The talking points are very compelling — and telling — about how deeply slavery was tethered to the wealth and prosperity of America. It also supports the additional footage that details how the racism that is the brutal institution’s direct descendent continues to rear its ugly head more than 150 years after President Abraham Lincoln signed the Emancipation Proclamation.

Early on in the film, Robinson approaches a man waving a Confederate flag to engage in dialogue. The man insists that the Civil War was not about slavery, but about his ancestors protecting their money and property from greedy Northerners.

Robinson points out to the man that more than 90% of that wealth was the direct result of slave labor. And while the man doesn’t dispute that fact, he refused to acknowledge that slavery played a role in the South’s succession and ultimate violent  treason against the nation by way of waging war.
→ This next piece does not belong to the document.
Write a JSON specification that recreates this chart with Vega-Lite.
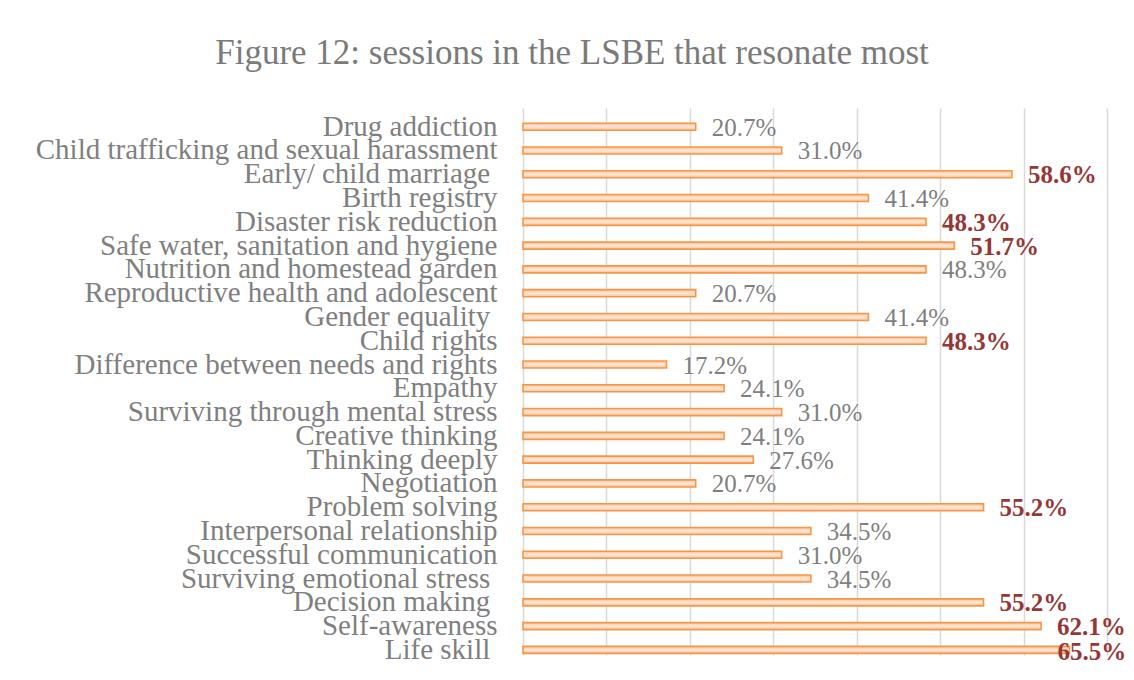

In his talk, Robinson uses a hero to Southern sympathizers to dispel any delusion from those who romanticize the Southern states’ attack on America by way of the Civil War.

He quotes Confederate General Nathan Bedford Forrest, who famously said, “If we ain’t fighting for slavery, then what the hell are we fighting for?”

Robinson also pointed out that he had to walk past a bust of Forrest whenever he entered the capitol building in his home state of Tennessee. The statue was removed in 2021 after relentless protest.

Robinson also mentions the often-ignored legislation approved by President Abraham Lincoln that provided reparations to the most unlikely of benefactors.

The Compensated Emancipation Act allowed for 900 slave owners to be paid more than a million dollars in 1860s currency for “loss of property.”

“When people have a discussion about reparations for slavery, it’s a false debate,” Robinson said. “Because reparations have already been paid — to the slave owners.”

He also shares how racism impacted his life growing up in Memphis — including how he felt as an 11-year-old boy when Dr. Martin Luther King Jr.’s assassination  in his hometown and the racist housing policies that impacted his parents’ process for buying his childhood home.

Other elements within the film include a conversation with the mother of Eric Garner, who died at the hands of police in New York while being subdued during an attempted arrest. Robinson talked to former White House staffer Darren Martin about his experience of having police called on him as he moved into his New York City apartment when neighbors accused him of breaking in.

“This could have been another landmark where a Black man was killed by police,” Robinson said while speaking with Martin.

In addition to other police killings, other incidents of racial terror — including The Tulsa Race Massacre of 1921 and a 1947 lynching — are also touched upon in the film.

“Ignorance is not bliss, because it allows a false history to thrive,” Robinson said.